Type out the data exactly as given. Skip any image.
>>
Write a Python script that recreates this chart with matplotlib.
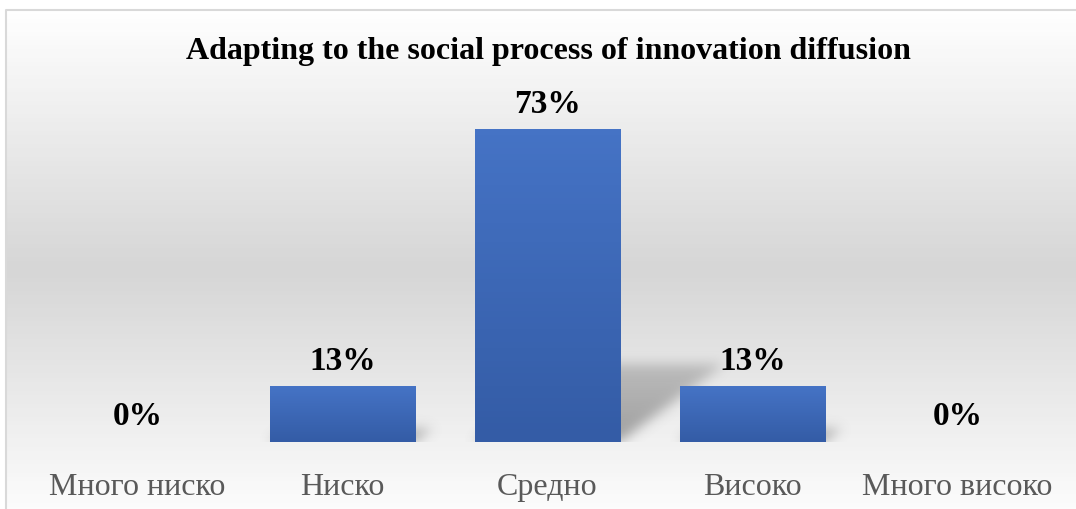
import matplotlib.pyplot as plt
import numpy as np
from matplotlib.colors import LinearSegmentedColormap

categories = ["Много ниско", "Ниско", "Средно", "Високо", "Много високо"]
values = [0, 13, 73, 13, 0]
title = "Adapting to the social process of innovation diffusion"

plt.rcParams['font.family'] = ['Liberation Serif', 'DejaVu Serif']

W, H = 1076, 509
fig = plt.figure(figsize=(W / 100, H / 100), dpi=100)

# background with vertical gradient (white - gray - white)
bg = fig.add_axes([0, 0, 1, 1])
bg.set_xlim(0, W)
bg.set_ylim(H, 0)
bg.axis('off')
g = np.concatenate([np.linspace(1.0, 0.85, 60), np.linspace(0.85, 1.0, 60)])
bg.imshow(g.reshape(-1, 1), cmap=LinearSegmentedColormap.from_list('gg', ['#d6d6d6', '#ffffff']),
          vmin=0.85, vmax=1.0, aspect='auto', extent=[6, W, H + 20, 10])
bg.plot([6, 6, W], [H, 10, 10], color='#d9d9d9', lw=1.5)

# main plot area
left, right = 35, 1060
base, top = 442, 100
ax = fig.add_axes([left / W, (H - base) / H, (right - left) / W, (base - top) / H])
ax.patch.set_alpha(0)
xmin, xmax, ymax = -0.5, len(categories) - 0.5, 80
for s in ax.spines.values():
    s.set_visible(False)
ax.set_yticks([])
ax.set_xticks(range(len(categories)))
ax.set_xticklabels(categories, fontsize=23, color='#595959')
ax.tick_params(axis='x', length=0, pad=22)

x = np.arange(len(categories))
width = 0.71

# soft perspective shadows, rendered as a blurred mask
nx, ny = 1025, 342
gx = np.linspace(xmin, xmax, nx)
gy = np.linspace(0, ymax, ny)
PX, PY = np.meshgrid(gx, gy)
mask = np.zeros_like(PX)
for xi, v in zip(x, values):
    if v <= 0:
        continue
    hh = 0.25 * v
    shift = 0.007 * v
    t = PY / hh
    inside = (PY <= hh) & (PX >= xi - width / 2 + shift * t) & (PX <= xi + width / 2 + shift * t)
    mask[inside] = 1.0 - 0.45 * t[inside]


def blur(a, sigma):
    r = int(3 * sigma)
    k = np.exp(-0.5 * (np.arange(-r, r + 1) / sigma) ** 2)
    k /= k.sum()
    a = np.apply_along_axis(lambda m: np.convolve(m, k, mode='same'), 1, a)
    a = np.apply_along_axis(lambda m: np.convolve(m, k, mode='same'), 0, a)
    return a


mask = blur(mask, 6)
shadow = np.zeros((ny, nx, 4))
shadow[..., :3] = 0.42
shadow[..., 3] = np.clip(mask, 0, 1) * 0.62
ax.imshow(shadow, extent=[xmin, xmax, 0, ymax], origin='lower', aspect='auto', zorder=1)

# bars with vertical gradient fill
bar_cmap = LinearSegmentedColormap.from_list('b', ['#345ca6', '#4573c5'])
bars = ax.bar(x, values, width=width, color='none', zorder=2)
for b, v in zip(bars, values):
    if v <= 0:
        continue
    x0 = b.get_x()
    ax.imshow(np.linspace(0, 1, 50).reshape(-1, 1), cmap=bar_cmap, aspect='auto',
              extent=[x0, x0 + b.get_width(), 0, v], origin='lower', zorder=2)
ax.set_xlim(xmin, xmax)
ax.set_ylim(0, ymax)

for xi, v in zip(x, values):
    ax.annotate(f"{v}%", (xi, v), xytext=(0, 12), textcoords='offset points',
                ha='center', va='baseline', fontsize=24, fontweight='bold', zorder=3)

fig.text(548 / W, 1 - 52 / H, title, ha='center', va='center',
         fontsize=23, fontweight='bold')

fig.savefig('out.png', dpi=100)
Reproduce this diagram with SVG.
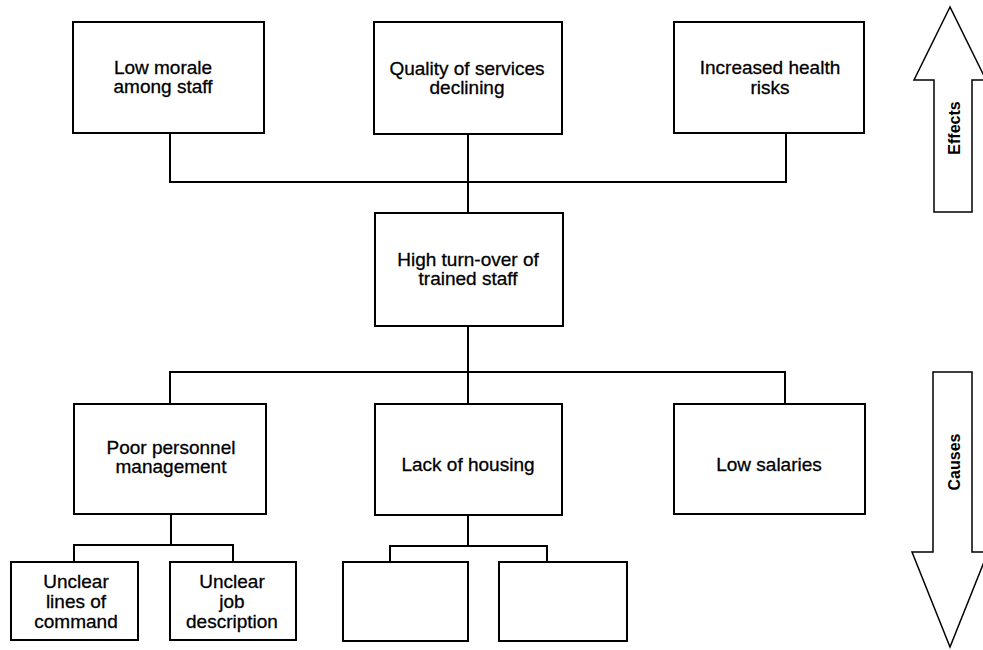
<<
» Complete answer:
Write a Python script that recreates this chart with matplotlib.
import matplotlib.pyplot as plt
import numpy as np
from matplotlib.colors import LinearSegmentedColormap

categories = ["Много ниско", "Ниско", "Средно", "Високо", "Много високо"]
values = [0, 13, 73, 13, 0]
title = "Adapting to the social process of innovation diffusion"

plt.rcParams['font.family'] = ['Liberation Serif', 'DejaVu Serif']

W, H = 1076, 509
fig = plt.figure(figsize=(W / 100, H / 100), dpi=100)

# background with vertical gradient (white - gray - white)
bg = fig.add_axes([0, 0, 1, 1])
bg.set_xlim(0, W)
bg.set_ylim(H, 0)
bg.axis('off')
g = np.concatenate([np.linspace(1.0, 0.85, 60), np.linspace(0.85, 1.0, 60)])
bg.imshow(g.reshape(-1, 1), cmap=LinearSegmentedColormap.from_list('gg', ['#d6d6d6', '#ffffff']),
          vmin=0.85, vmax=1.0, aspect='auto', extent=[6, W, H + 20, 10])
bg.plot([6, 6, W], [H, 10, 10], color='#d9d9d9', lw=1.5)

# main plot area
left, right = 35, 1060
base, top = 442, 100
ax = fig.add_axes([left / W, (H - base) / H, (right - left) / W, (base - top) / H])
ax.patch.set_alpha(0)
xmin, xmax, ymax = -0.5, len(categories) - 0.5, 80
for s in ax.spines.values():
    s.set_visible(False)
ax.set_yticks([])
ax.set_xticks(range(len(categories)))
ax.set_xticklabels(categories, fontsize=23, color='#595959')
ax.tick_params(axis='x', length=0, pad=22)

x = np.arange(len(categories))
width = 0.71

# soft perspective shadows, rendered as a blurred mask
nx, ny = 1025, 342
gx = np.linspace(xmin, xmax, nx)
gy = np.linspace(0, ymax, ny)
PX, PY = np.meshgrid(gx, gy)
mask = np.zeros_like(PX)
for xi, v in zip(x, values):
    if v <= 0:
        continue
    hh = 0.25 * v
    shift = 0.007 * v
    t = PY / hh
    inside = (PY <= hh) & (PX >= xi - width / 2 + shift * t) & (PX <= xi + width / 2 + shift * t)
    mask[inside] = 1.0 - 0.45 * t[inside]


def blur(a, sigma):
    r = int(3 * sigma)
    k = np.exp(-0.5 * (np.arange(-r, r + 1) / sigma) ** 2)
    k /= k.sum()
    a = np.apply_along_axis(lambda m: np.convolve(m, k, mode='same'), 1, a)
    a = np.apply_along_axis(lambda m: np.convolve(m, k, mode='same'), 0, a)
    return a


mask = blur(mask, 6)
shadow = np.zeros((ny, nx, 4))
shadow[..., :3] = 0.42
shadow[..., 3] = np.clip(mask, 0, 1) * 0.62
ax.imshow(shadow, extent=[xmin, xmax, 0, ymax], origin='lower', aspect='auto', zorder=1)

# bars with vertical gradient fill
bar_cmap = LinearSegmentedColormap.from_list('b', ['#345ca6', '#4573c5'])
bars = ax.bar(x, values, width=width, color='none', zorder=2)
for b, v in zip(bars, values):
    if v <= 0:
        continue
    x0 = b.get_x()
    ax.imshow(np.linspace(0, 1, 50).reshape(-1, 1), cmap=bar_cmap, aspect='auto',
              extent=[x0, x0 + b.get_width(), 0, v], origin='lower', zorder=2)
ax.set_xlim(xmin, xmax)
ax.set_ylim(0, ymax)

for xi, v in zip(x, values):
    ax.annotate(f"{v}%", (xi, v), xytext=(0, 12), textcoords='offset points',
                ha='center', va='baseline', fontsize=24, fontweight='bold', zorder=3)

fig.text(548 / W, 1 - 52 / H, title, ha='center', va='center',
         fontsize=23, fontweight='bold')

fig.savefig('out.png', dpi=100)
Reproduce this diagram with SVG.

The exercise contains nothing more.